Prior to the adoption of MRPC 1.14 the Committee discussed the issue of the disabled client. In CI-1055 the Committee held that if a lawyer had "good reason" to believe a client was incompetent, the lawyer could exercise professional judgment and continue legal representation to safeguard the client's best interests, even when the client requested the lawyer to withdraw, but the lawyer was cautioned that to bypass the client's request for withdrawal the lawyer needed to have the client's condition corroborated by professional consultations and reports. See also, People v. Wandero, 57 Mich App 244 (1974). In CI-1188 the Committee stated that a lawyer should dismiss an appeal on the request of a client, even if the lawyer believed the client was "incompetent," as long as the lawyer believed the dismissal of the appeal was in the best interest of the client.
Hazard and Hodes discuss the two options provided in MRPC 1.14 as follows:
"Two analytical tools borrowed from other areas of the law of lawyering may help lawyers come to grips with the problem of a client under a disability, especially a severe disability. First, where a disabled person cannot realistically communicate with 'his' lawyer it may be accurate to say that the lawyer does not really 'represent' that person as a 'client,' but instead represents an abstraction: 'The best interests of the person.' The problem then becomes one of ascertaining what those best interests are, which is similar to the problem that entity lawyers face under Rule 1.13. Since entities cannot literally communicate their desires to a lawyer, entity lawyers constantly act on the basis of what they think the entity would want if it could communicate. In practice, lawyers most often assume that the entity wants what its highly placed agents say it wants, but that does not negate the fact that it is the lawyer who ultimately accepts the communication as coming from the client. Similarly, lawyers for a disabled client may use various devices to try to determine what their client 'really' wants, including of course, communicating as best they can with the client himself. But in the end, all clues will be processed by the lawyer, and the lawyer will act as best he can 'in the best interests of the client.'
"A second analytical aid is the concept of primary and derivative clients . . . . For example, if a client is under such a disability that a guardian must be appointed, it may be appropriate to think of the guardian as the primary client and the disabled person as the derivative client -- not the other way around. In the guardian, the lawyer finds a client with whom he can communicate fully. More importantly, the position of the guardian is such that what he wants from the lawyer is normally deemed to be what the disabled person wants. The lawyer therefore can follow the guardian's instructions, secure in the knowledge that he is also being of service to the disabled person.
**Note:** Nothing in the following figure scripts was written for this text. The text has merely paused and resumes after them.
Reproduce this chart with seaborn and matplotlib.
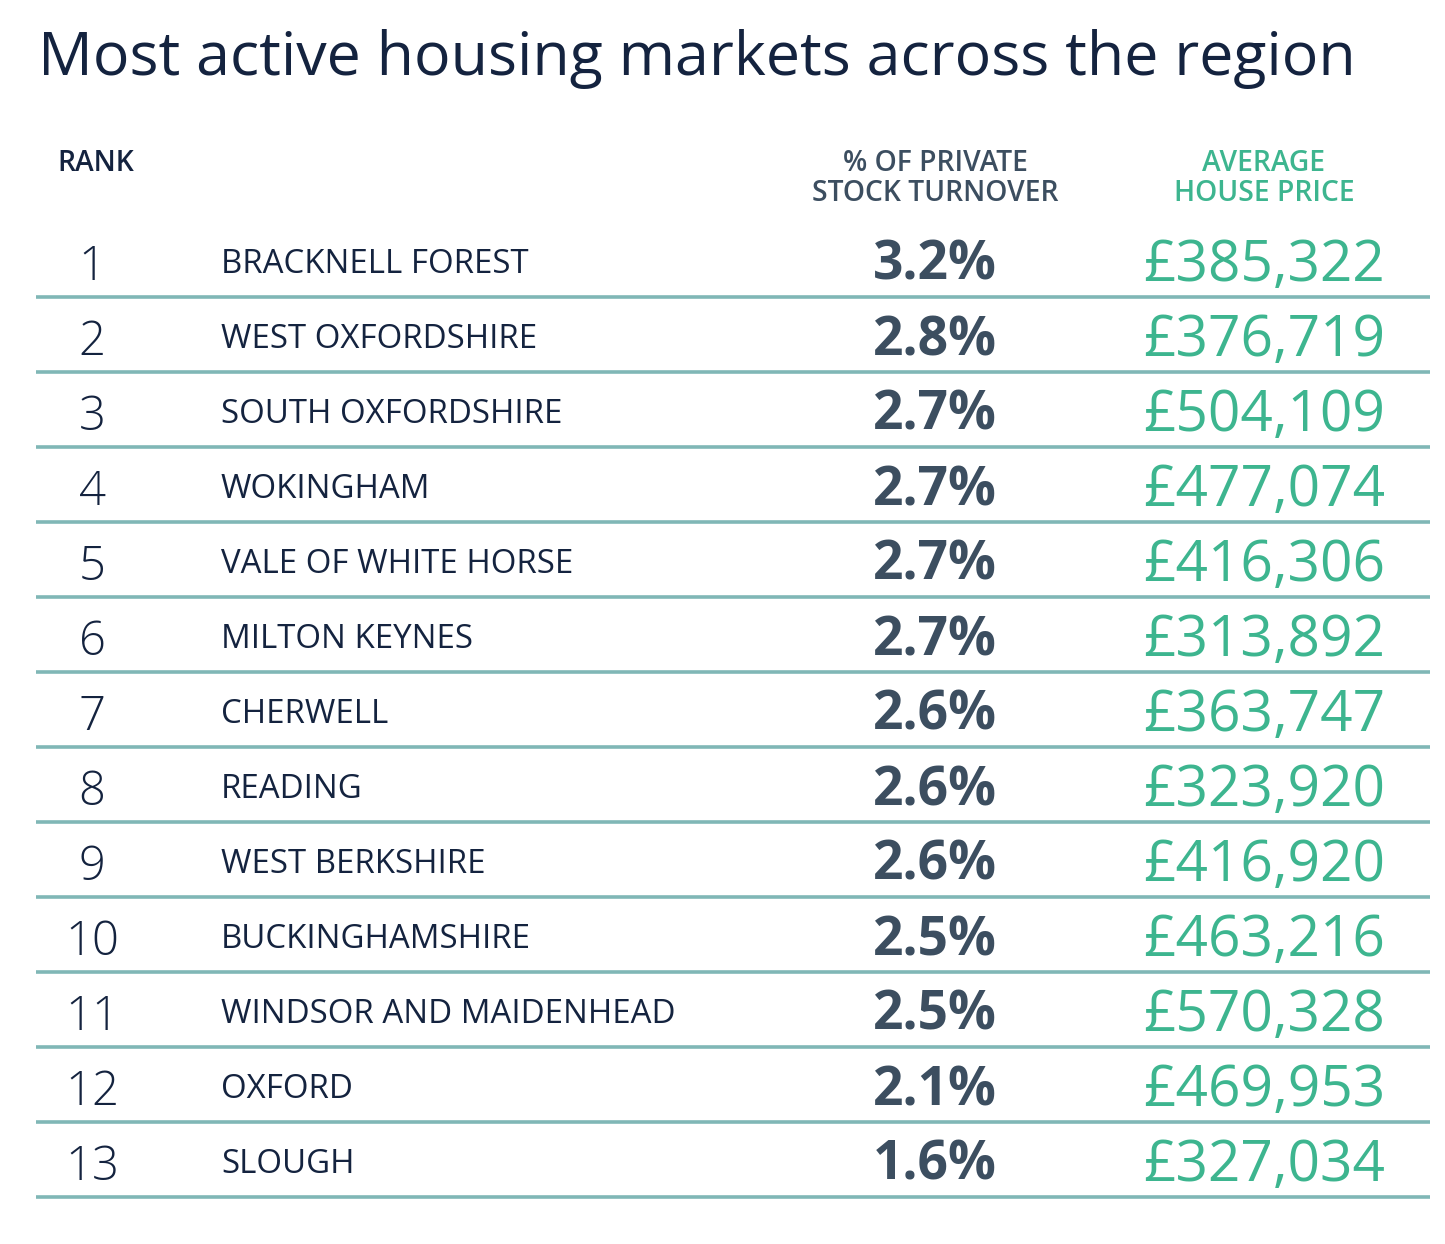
import matplotlib
matplotlib.use("Agg")
import matplotlib.pyplot as plt
import seaborn as sns
import pandas as pd

# ---- data ----
ranks = [1, 2, 3, 4, 5, 6, 7, 8, 9, 10, 11, 12, 13]
areas = ["BRACKNELL FOREST", "WEST OXFORDSHIRE", "SOUTH OXFORDSHIRE", "WOKINGHAM",
         "VALE OF WHITE HORSE", "MILTON KEYNES", "CHERWELL", "READING",
         "WEST BERKSHIRE", "BUCKINGHAMSHIRE", "WINDSOR AND MAIDENHEAD", "OXFORD", "SLOUGH"]
turnover_pct = [3.2, 2.8, 2.7, 2.7, 2.7, 2.7, 2.6, 2.6, 2.6, 2.5, 2.5, 2.1, 1.6]
avg_price = [385322, 376719, 504109, 477074, 416306, 313892, 363747, 323920,
             416920, 463216, 570328, 469953, 327034]
title = "Most active housing markets across the region"
hdr_rank = "RANK"
hdr_pct = ["% OF PRIVATE", "STOCK TURNOVER"]
hdr_price = ["AVERAGE", "HOUSE PRICE"]

df = pd.DataFrame({"rank": ranks, "area": areas, "pct": turnover_pct, "price": avg_price})

# ---- style ----
sns.set_theme(style="white")
FONT = "Open Sans"
plt.rcParams["font.family"] = [FONT, "DejaVu Sans"]

NAVY = "#14233f"
SLATE = "#3c4e60"
GREEN = "#3db58f"
RULE = "#80b7b6"

W, H = 1445, 1244
fig = plt.figure(figsize=(W / 100, H / 100), dpi=100)
ax = fig.add_axes([0, 0, 1, 1])
ax.set_xlim(0, W)
ax.set_ylim(H, 0)
ax.axis("off")
renderer = fig.canvas.get_renderer()


def fit_size(s, target_w, weight="normal", base=20):
    t = ax.text(0, 0, s, fontsize=base, fontweight=weight)
    w = t.get_window_extent(renderer).width
    t.remove()
    return base * target_w / w


# geometry (pixels)
row0, step = 262, 75
x_rank, x_name, x_pct, x_price = 92, 221, 935, 1264
line_x0, line_x1 = 36, 1430

# title
ts = fit_size(title, 1314, "normal")
ax.text(38, 75, title, fontsize=ts, color=NAVY, ha="left", va="baseline")

# headers
hs = fit_size("STOCK TURNOVER", 247, "semibold")
ax.text(57, 171, hdr_rank, fontsize=hs, fontweight="semibold", color=NAVY,
        ha="left", va="baseline")
for i, (a, b) in enumerate(zip(hdr_pct, hdr_price)):
    yb = 171 + 30 * i
    ax.text(x_pct, yb, a, fontsize=hs, fontweight="semibold", color=SLATE,
            ha="center", va="baseline")
    ax.text(x_price, yb, b, fontsize=hs, fontweight="semibold", color=GREEN,
            ha="center", va="baseline")

# column sizes
ns = fit_size("WINDSOR AND MAIDENHEAD", 455, "normal")
ps = fit_size("3.2%", 124, "bold")
prs = fit_size("£385,322", 241, "normal")
rs = 34

ys = [row0 + step * i for i in range(len(df))]
for y, r in zip(ys, df.itertuples()):
    ax.text(x_rank, y + 18, str(r.rank), fontsize=rs, fontweight="light", color=NAVY,
            ha="center", va="baseline")
    ax.text(x_name, y + 11, r.area, fontsize=ns, color=NAVY, ha="left", va="baseline")
    ax.text(x_pct, y + 18, f"{r.pct:.1f}%", fontsize=ps, fontweight="bold", color=SLATE,
            ha="center", va="baseline")
    ax.text(x_price, y + 19, f"£{r.price:,}", fontsize=prs, color=GREEN,
            ha="center", va="baseline")

rule_y = [y + 35 for y in ys]
ax.hlines(rule_y, line_x0, line_x1, colors=RULE, linewidth=2.6)

fig.savefig("out.png", dpi=100, facecolor="white")
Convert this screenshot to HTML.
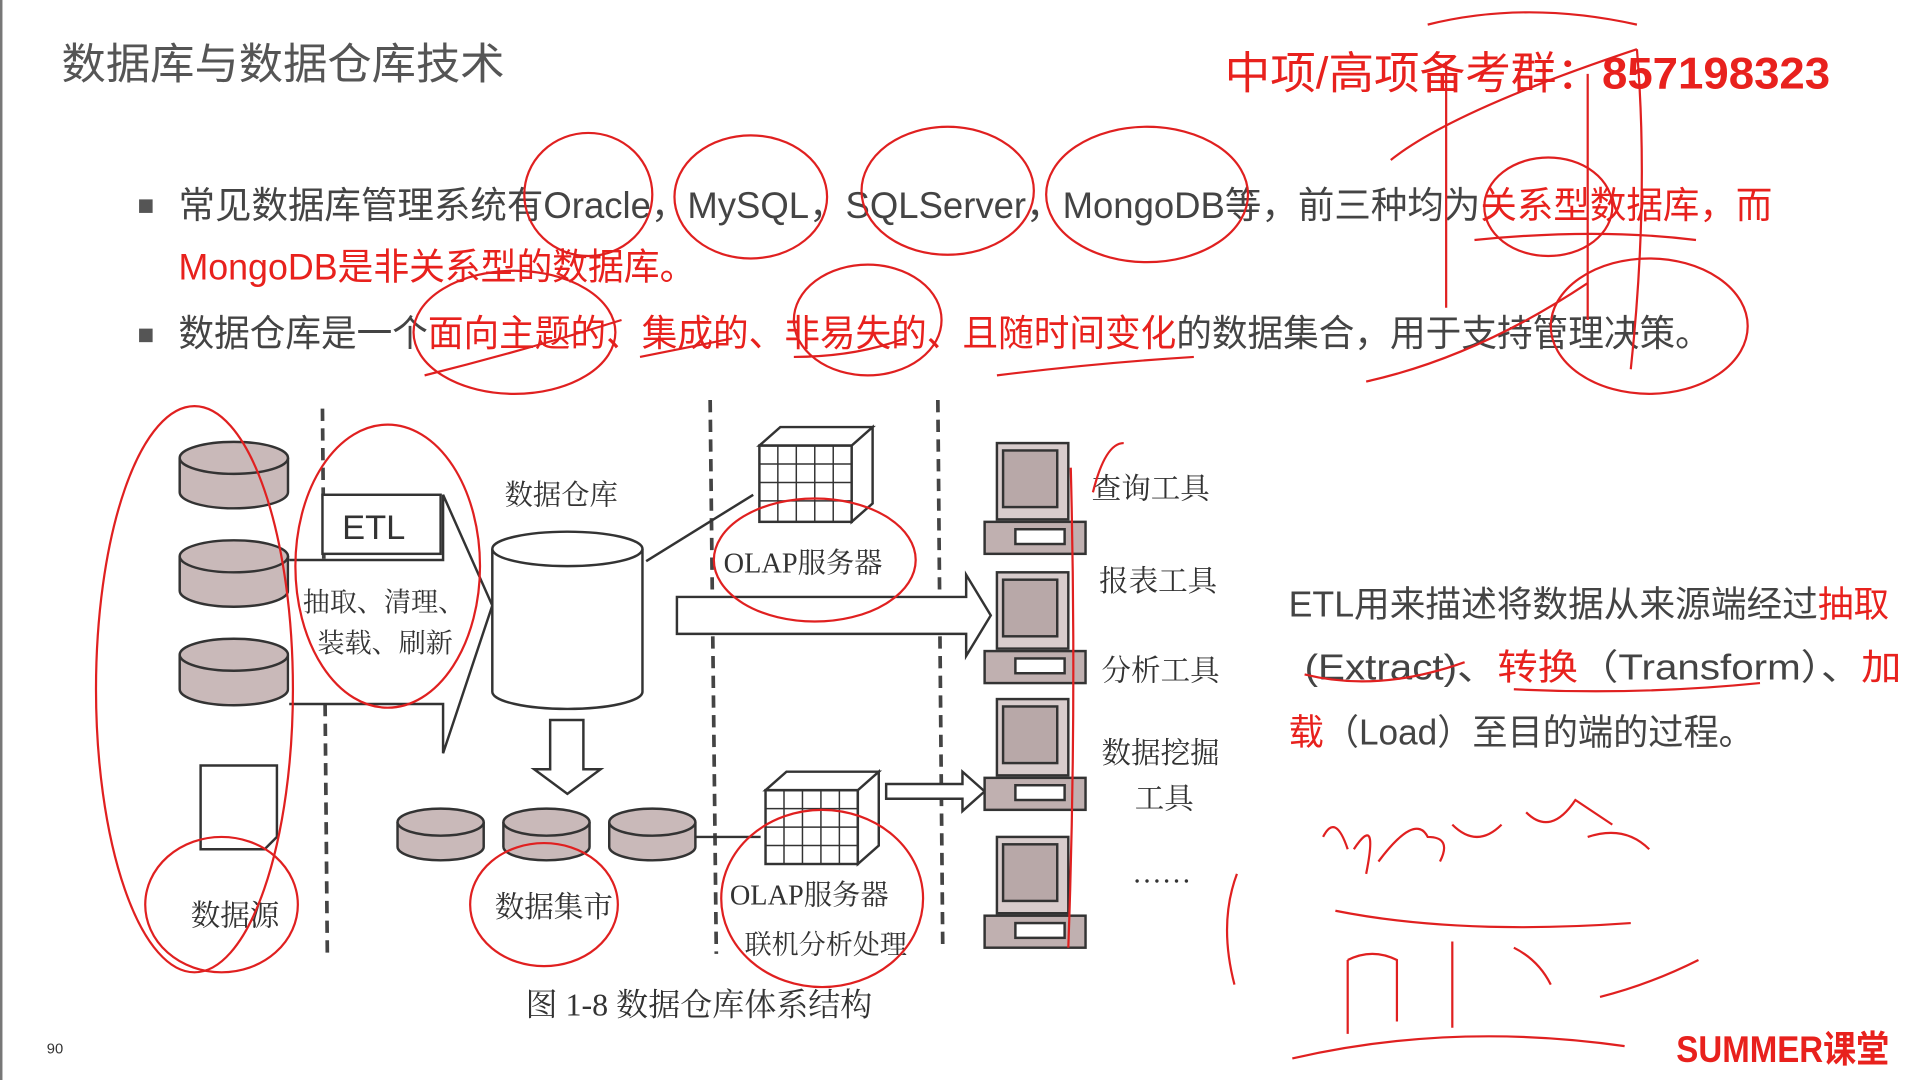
<!DOCTYPE html>
<html><head><meta charset="utf-8"><style>
html,body{margin:0;padding:0;background:#fff;}
svg{display:block;}
text{font-family:"Liberation Sans","Noto Sans CJK SC",sans-serif;}
.serif{font-family:"Liberation Serif","Noto Serif CJK SC",serif;}
</style></head><body>
<svg width="1920" height="1080" viewBox="0 0 1560 877.5" preserveAspectRatio="none" xmlns="http://www.w3.org/2000/svg">
<rect width="1560" height="878" fill="#fff"/>
<line x1="1" y1="0" x2="1" y2="878" stroke="#777" stroke-width="2"/>
<text x="50" y="64" font-size="35" fill="#555" textLength="360" lengthAdjust="spacingAndGlyphs">数据库与数据仓库技术</text>
<text x="995" y="72" font-size="36" fill="#e8211d" textLength="492" lengthAdjust="spacingAndGlyphs">中项/高项备考群：<tspan font-weight="bold">857198323</tspan></text>

<rect x="113" y="162" width="11" height="11" fill="#555"/>
<text x="145" y="177" font-size="30" fill="#444" textLength="1295" lengthAdjust="spacingAndGlyphs">常见数据库管理系统有Oracle，MySQL，SQLServer，MongoDB等，前三种均为<tspan fill="#e8211d">关系型数据库，而</tspan></text>
<text x="145" y="227" font-size="30" fill="#e8211d" textLength="420" lengthAdjust="spacingAndGlyphs">MongoDB是非关系型的数据库。</text>
<rect x="113" y="267" width="11" height="11" fill="#555"/>
<text x="145" y="281" font-size="30" fill="#444" textLength="1245" lengthAdjust="spacingAndGlyphs">数据仓库是一个<tspan fill="#e8211d">面向主题的、集成的、非易失的、且随时间变化</tspan>的数据集合，用于支持管理决策。</text>

<!-- diagram -->
<g stroke="#333" stroke-width="2" fill="#c9b9b9">
 <path d="M146 372 v28 a44 13 0 0 0 88 0 v-28"/><ellipse cx="190" cy="372" rx="44" ry="13"/>
 <path d="M146 452 v28 a44 13 0 0 0 88 0 v-28"/><ellipse cx="190" cy="452" rx="44" ry="13"/>
 <path d="M146 532 v28 a44 13 0 0 0 88 0 v-28"/><ellipse cx="190" cy="532" rx="44" ry="13"/>
 <path d="M323 668 v20 a35 11 0 0 0 70 0 v-20"/><ellipse cx="358" cy="668" rx="35" ry="11"/>
 <path d="M409 668 v20 a35 11 0 0 0 70 0 v-20"/><ellipse cx="444" cy="668" rx="35" ry="11"/>
 <path d="M495 668 v20 a35 11 0 0 0 70 0 v-20"/><ellipse cx="530" cy="668" rx="35" ry="11"/>
</g>
<path d="M163 622 h62 v58 l-10 10 h-52z" fill="#fff" stroke="#333" stroke-width="2"/>
<g stroke="#444" stroke-width="3" stroke-dasharray="10 6">
 <line x1="262" y1="332" x2="266" y2="780"/>
 <line x1="577" y1="325" x2="582" y2="775"/>
 <line x1="762" y1="325" x2="766" y2="772"/>
</g>
<path d="M235 455 H360 V402 L400 492 L360 612 V572 H235" fill="#fff" stroke="#333" stroke-width="2"/>
<rect x="262" y="402" width="96" height="48" fill="#fff" stroke="#333" stroke-width="2"/>
<text x="278" y="438" font-size="28" fill="#333">ETL</text>
<text class="serif" x="246" y="497" font-size="22" fill="#333">抽取、清理、</text>
<text class="serif" x="258" y="530" font-size="22" fill="#333">装载、刷新</text>
<text class="serif" x="410" y="410" font-size="23" fill="#333">数据仓库</text>
<path d="M400 446 V562 a61 14 0 0 0 122 0 V446" fill="#fff" stroke="#333" stroke-width="2"/>
<ellipse cx="461" cy="446" rx="61" ry="14" fill="#fff" stroke="#333" stroke-width="2"/>
<path d="M447 585 h27 v40 h14 l-27 20 l-27 -20 h13z" fill="#fff" stroke="#333" stroke-width="2"/>
<text class="serif" x="155" y="752" font-size="24" fill="#333">数据源</text>
<text class="serif" x="402" y="745" font-size="24" fill="#333">数据集市</text>
<!-- cubes -->
<g fill="#fff" stroke="#333" stroke-width="2">
 <rect x="617" y="362" width="75" height="62"/><path d="M617 362 l17 -15 h75 l-17 15z M692 362 l17 -15 v62 l-17 15z"/>
 <rect x="622" y="642" width="75" height="60"/><path d="M622 642 l17 -15 h75 l-17 15z M697 642 l17 -15 v60 l-17 15z"/>
</g>
<g stroke="#333" stroke-width="1.2">
 <path d="M632 362v62M647 362v62M662 362v62M677 362v62M617 377h75M617 392h75M617 407h75"/>
 <path d="M637 642v60M652 642v60M667 642v60M682 642v60M622 657h75M622 672h75M622 687h75"/>
</g>
<text class="serif" x="588" y="465" font-size="23" fill="#333">OLAP服务器</text>
<text class="serif" x="652" y="508" font-size="23" fill="#333">服务</text>
<path d="M550 485 H785 V467 L805 500 L785 533 V515 H550z" fill="#fff" stroke="#333" stroke-width="2"/>
<line x1="525" y1="456" x2="612" y2="402" stroke="#333" stroke-width="2"/>
<path d="M720 637 h62 v-10 l18 16 l-18 16 v-10 h-62z" fill="#fff" stroke="#333" stroke-width="2"/>
<line x1="565" y1="680" x2="618" y2="680" stroke="#333" stroke-width="2"/>
<text class="serif" x="593" y="735" font-size="23" fill="#333">OLAP服务器</text>
<text class="serif" x="605" y="775" font-size="22" fill="#333">联机分析处理</text>
<!-- computers -->
<g stroke="#333" stroke-width="2">
 <g transform="translate(800,360)"><rect x="10" y="0" width="58" height="62" fill="#d8cccc"/><rect x="15" y="6" width="44" height="46" fill="#b8a8a8"/><rect x="0" y="64" width="82" height="26" fill="#c0b0b0"/><rect x="25" y="70" width="40" height="12" fill="#fff"/></g>
 <g transform="translate(800,465)"><rect x="10" y="0" width="58" height="62" fill="#d8cccc"/><rect x="15" y="6" width="44" height="46" fill="#b8a8a8"/><rect x="0" y="64" width="82" height="26" fill="#c0b0b0"/><rect x="25" y="70" width="40" height="12" fill="#fff"/></g>
 <g transform="translate(800,568)"><rect x="10" y="0" width="58" height="62" fill="#d8cccc"/><rect x="15" y="6" width="44" height="46" fill="#b8a8a8"/><rect x="0" y="64" width="82" height="26" fill="#c0b0b0"/><rect x="25" y="70" width="40" height="12" fill="#fff"/></g>
 <g transform="translate(800,680)"><rect x="10" y="0" width="58" height="62" fill="#d8cccc"/><rect x="15" y="6" width="44" height="46" fill="#b8a8a8"/><rect x="0" y="64" width="82" height="26" fill="#c0b0b0"/><rect x="25" y="70" width="40" height="12" fill="#fff"/></g>
</g>
<g font-size="24" fill="#333">
<text class="serif" x="887" y="405">查询工具</text>
<text class="serif" x="893" y="480">报表工具</text>
<text class="serif" x="895" y="553">分析工具</text>
<text class="serif" x="895" y="620">数据挖掘</text>
<text class="serif" x="922" y="657">工具</text>
<text class="serif" x="920" y="717">……</text>
<text class="serif" x="427" y="825" font-size="26">图 1-8   数据仓库体系结构</text>
</g>
<text x="1047" y="501" font-size="29" fill="#444" textLength="488" lengthAdjust="spacingAndGlyphs">ETL用来描述将数据从来源端经过<tspan fill="#e8211d">抽取</tspan></text>
<text x="1060" y="552" font-size="29" fill="#444" textLength="485" lengthAdjust="spacingAndGlyphs">(Extract)、<tspan fill="#e8211d">转换</tspan>（Transform）、<tspan fill="#e8211d">加</tspan></text>
<text x="1047" y="605" font-size="29" fill="#444" textLength="378" lengthAdjust="spacingAndGlyphs"><tspan fill="#e8211d">载</tspan>（Load）至目的端的过程。</text>
<text x="38" y="856" font-size="12" fill="#333">90</text>
<text x="1362" y="863" font-size="30" font-weight="bold" fill="#e8211d" textLength="173" lengthAdjust="spacingAndGlyphs">SUMMER课堂</text>

<!-- red annotations -->
<g fill="none" stroke="#e02020" stroke-width="1.8">
 <ellipse cx="478" cy="158" rx="52" ry="50"/>
 <ellipse cx="610" cy="160" rx="62" ry="50"/>
 <ellipse cx="770" cy="155" rx="70" ry="52"/>
 <ellipse cx="932" cy="158" rx="82" ry="55"/>
 <ellipse cx="1258" cy="168" rx="52" ry="40"/>
 <path d="M1198 195 q100 -10 180 0"/>
 <ellipse cx="418" cy="270" rx="82" ry="50"/>
 <ellipse cx="705" cy="260" rx="60" ry="45"/>
 <ellipse cx="1340" cy="265" rx="80" ry="55"/>
 <path d="M345 305 q80 -20 160 -45 M520 290 q40 -8 75 -15 M645 290 q50 0 90 -15 M810 305 q80 -10 160 -15"/>
 <ellipse cx="315" cy="460" rx="75" ry="115"/>
 <ellipse cx="158" cy="560" rx="80" ry="230"/>
 <ellipse cx="180" cy="735" rx="62" ry="55"/>
 <ellipse cx="442" cy="735" rx="60" ry="50"/>
 <ellipse cx="662" cy="455" rx="82" ry="50"/>
 <ellipse cx="668" cy="730" rx="82" ry="72"/>
 <path d="M870 380 Q875 575 868 770 M888 400 q10 -40 25 -40 M1005 710 q-15 40 -2 90"/>
 <path d="M1060 548 q60 15 130 -10 M1230 560 q100 5 200 -5"/>
 <path d="M1075 680 q10 -20 20 10 M1100 690 q20 -30 10 20 M1120 700 q30 -40 40 -20 q20 0 10 20 M1180 670 q20 20 40 0 M1240 660 q20 20 40 -10 l30 20 M1290 680 q30 -10 50 10"/>
 <path d="M1085 740 q100 20 240 10 M1095 780 v60 M1095 780 q20 -10 40 0 v50 M1180 765 v70 M1230 770 q20 10 30 30 M1300 810 q40 -10 80 -30 M1050 860 q130 -30 270 -10"/>
 <path d="M1130 130 q50 -40 200 -90 M1160 20 q80 -20 170 0 M1110 310 q90 -20 180 -80 M1175 50 v200 M1290 60 v200 M1330 40 q10 120 -5 260"/>
</g>
</svg>
</body></html>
This way, the burden of determining what is in the best interests of the disabled person is lifted from the lawyer's shoulders, freeing him to perform more traditional lawyer tasks." Hazard and Hodes, pp. 270-271. Emphasis placed by authors.
It is clear, therefore, that there need not be an adjudication that a client is incompetent to stand trial in order for the client to be unable to make decisions about the representation, and that a lawyer should have independent corroboration of the client's condition before contravening a client's request regarding the representation.
It could be argued that a client who deliberately seeks substitute counsel as a tactic for delay has thereby shown a level of awareness and willfulness that may disprove the client's "incompetence." If so, the lawyer's duty, as discussed previously, is to comply with the client's request for substitution. If the client's discharge is frivolous or with intent to delay the proceedings, the lawyer will have to carefully evaluate how to present the issue to the tribunal consistently with the lawyer's duty to serve the best interest of the client and the administration of justice. MRPC 1.2(c) and (d) requires a lawyer to counsel a client not to engage in conduct that is illegal or fraudulent, and not to assist a client in such conduct. When the client expects such assistance contrary to the ethics rules, MRPC 1.2(c) and (d) require a lawyer to counsel the client as to the limitations on the lawyer's conduct.
In preparing to withdraw, a lawyer must comply with MRPC 3.1 ["A lawyer shall not bring or defend a proceeding, or assert or controvert an issue therein, unless there is a basis for doing so which is not frivolous."], MRPC 3.2 ["A lawyer shall make reasonable efforts to expedite litigation consistent with the interests of the client."], MRPC 3.7 [A lawyer may not be a witness in a proceeding in which the lawyer is a necessary witness to a contested fact.], and MRPC 4.1 [A lawyer shall not knowingly make a false statement of material fact or law.]
MRPC 1.6(c) would allow the lawyer to reveal confidences and secrets of the client only with consent of the client, or when required by law, or to rectify the consequences of a client's illegal or fraudulent act in the furtherance of which the lawyer's services were used, or to prevent a crime. Pursuant to MRPC 3.3, a lawyer shall not knowingly make a false statement of material fact or law, fail to disclose a material fact, or fail to disclose controlling legal authority adverse to the client.In CI-635 the Committee stated a lawyer could not reveal confidences and secrets to secure withdrawal from a case. In this inquiry, the lawyer believes, but apparently does not have knowledge, that the discharge is frivolous or tactical. A lawyer may not reveal client confidence or secrets based on a mere suspicion, rather than knowledge, of a client's false testimony, RI-13. It is the responsibility of the tribunal to determine the merits of the client's request for substitution of counsel.
Therefore, when a client notifies a lawyer of the lawyer's discharge from a matter, the lawyer is required to promptly pursue appropriate motions for withdrawal. The lawyer should make the motion by stating that the client has requested that a motion for withdrawal be made. Until the tribunal acts, the lawyer should continue to perform as legal representative for the client.
If a lawyer believes a client is unable to make decisions concerning the representation or is incompetent, the lawyer should seek corroborating reports from professionals or seek the appointment of a guardian or conservator.
If a lawyer believes, but does not know, a client's discharge of the lawyer is frivolous or tactical, the lawyer cannot reveal that information to the tribunal considering the motion for withdrawal unless the client consents or unless ordered by the tribunal.